Loureiro’s death comes at a time when elite university communities in the region were already shaken.
The shooting occurred just two days after an attack at Brown University left two people dead and nine injured.
While investigators are sharing intelligence between the two cases, officials say they have found no reason to believe the incidents are connected.
Ted Docks, the special agent in charge of Boston’s FBI office, said at a Tuesday briefing that authorities do not see a link between the tragedies, despite the two campuses being located less than 50 miles apart.
Inside MIT, the loss of Loureiro has left colleagues stunned.
The professor, who led the school’s Plasma Science and Fusion Center, was widely regarded as one of the most influential figures in fusion-energy physics — a field that explores how to reproduce the same reaction that powers the sun, potentially creating clean and abundant energy here on Earth.
His work helped drive major fusion experiments across the U.S. and Europe.
“Nuno was not only a brilliant scientist, he was a brilliant person,” said fellow MIT professor Dennis Whyte in a university obituary. “He shone a bright light as a mentor, friend, teacher, colleague, and leader … His loss is immeasurable to our community at the PSFC, NSE, and MIT, and around the entire fusion and plasma research world.”
Neighbors in Brookline described a shaken community, including Allen Taylor, a Tufts University professor who lives nearby.

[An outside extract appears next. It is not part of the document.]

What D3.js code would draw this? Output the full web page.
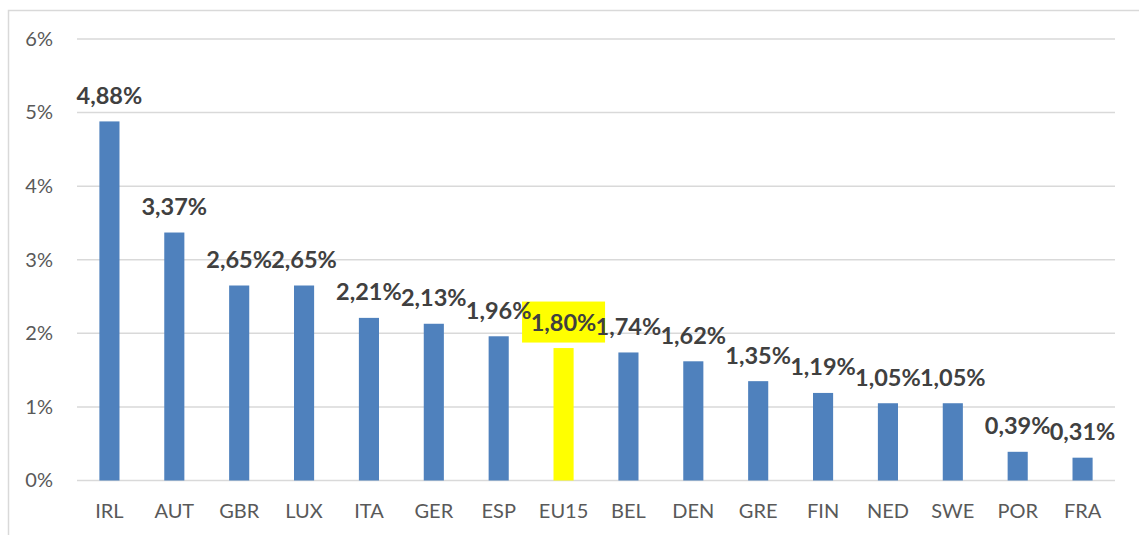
<!DOCTYPE html>
<html><head><meta charset="utf-8">
<script src="https://cdn.jsdelivr.net/npm/d3@7"></script>
<style>body{margin:0;background:#fff}svg{display:block}</style>
</head><body>
<script>
const categories = ["IRL","AUT","GBR","LUX","ITA","GER","ESP","EU15","BEL","DEN","GRE","FIN","NED","SWE","POR","FRA"];
const values = [4.88,3.37,2.65,2.65,2.21,2.13,1.96,1.80,1.74,1.62,1.35,1.19,1.05,1.05,0.39,0.31];
const highlight = ["EU15"];
const yTicks = [0,1,2,3,4,5,6];

const W = 1139, H = 535;
const svg = d3.select("body").append("svg").attr("width", W).attr("height", H);
const font = "Lato, 'Open Sans', sans-serif";

svg.append("rect").attr("x", 8.5).attr("y", 10.5).attr("width", W + 10).attr("height", H + 10)
  .attr("fill", "none").attr("stroke", "#d9d9d9").attr("stroke-width", 1.5);

const x = d3.scaleBand().domain(categories).range([77, 1115]).paddingInner(0.69).paddingOuter(0.345);
const y = d3.scaleLinear().domain([0, 6]).range([480.5, 39]);

const fmt = v => d3.format(".2f")(v).replace(".", ",") + "%";

svg.append("g").selectAll("line").data(yTicks).join("line")
  .attr("x1", 77).attr("x2", 1115)
  .attr("y1", d => y(d)).attr("y2", d => y(d))
  .attr("stroke", "#d9d9d9").attr("stroke-width", 1.5);

const yAxis = svg.append("g").attr("transform", "translate(53,0)")
  .call(d3.axisLeft(y).tickValues(yTicks).tickFormat(d => d + "%").tickSize(0).tickPadding(0));
yAxis.select(".domain").remove();
yAxis.selectAll("text").attr("fill", "#595959").attr("font-size", 20).attr("font-family", font);

const xAxis = svg.append("g").attr("transform", "translate(0,481)")
  .call(d3.axisBottom(x).tickSize(0).tickPadding(23));
xAxis.select(".domain").remove();
xAxis.selectAll("text").attr("fill", "#595959").attr("font-size", 20).attr("font-family", font);

const data = categories.map((c, i) => ({c, v: values[i]}));

svg.append("g").selectAll("rect").data(data).join("rect")
  .attr("x", d => x(d.c)).attr("width", x.bandwidth())
  .attr("y", d => y(d.v)).attr("height", d => y(0) - y(d.v))
  .attr("fill", d => highlight.includes(d.c) ? "#ffff00" : "#4f81bd");

svg.append("g").selectAll("rect").data(data.filter(d => highlight.includes(d.c))).join("rect")
  .attr("x", d => x(d.c) + x.bandwidth() / 2 - 41.5).attr("width", 83)
  .attr("y", d => y(d.v) - 26 - 20.5).attr("height", 41)
  .attr("fill", "#ffff00");

svg.append("g").selectAll("text").data(data).join("text")
  .attr("x", d => x(d.c) + x.bandwidth() / 2)
  .attr("y", d => y(d.v) - 26)
  .attr("dy", "0.36em")
  .attr("text-anchor", "middle")
  .attr("font-family", font).attr("font-weight", "bold").attr("font-size", 23.5)
  .attr("fill", "#404040")
  .text(d => fmt(d.v));
</script>
</body></html>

Standing outside Loureiro’s home on Wednesday, he told Fox News Digital the news struck a deep chord locally and beyond.
“I’m concerned because he was a human being, first, and secondly, because he’s a scientist,” Taylor said. “I know how much we invest in training people so they can make major contributions to our society, and then when they’re murdered, it’s a tremendous compromise to our community and to the world at large.”
Loureiro’s life and work stretched across three continents. Born in Portugal, he completed undergraduate studies in Lisbon before earning a Ph.D. in physics from Imperial College London. His career included post-doctoral work at Princeton University and the Culham Centre for Fusion Energy in the U.K., followed by research in Lisbon before joining MIT’s faculty in 2016.
By 2021, he rose to full professor and later became director of the Plasma Science and Fusion Center. His achievements earned him numerous honors, including the U.S. government’s Presidential Early Career Award for Scientists and Engineers earlier this year.
Loureiro often spoke about science with the passion of an artist, once saying, “When we stimulate theoretically inclined minds by framing plasma physics and fusion challenges as beautiful theoretical physics problems, we bring into the game incredibly brilliant students — people who we want to attract to fusion development.”
In another talk, he encouraged students to embrace difficulty and risk.
“If you’re not failing all the time,” he said, “you’re aiming too low.”
Now, the pioneering researcher’s sudden death has left MIT and the global fusion community confronting a void — one filled with unanswered questions, ongoing grief, and a search for accountability.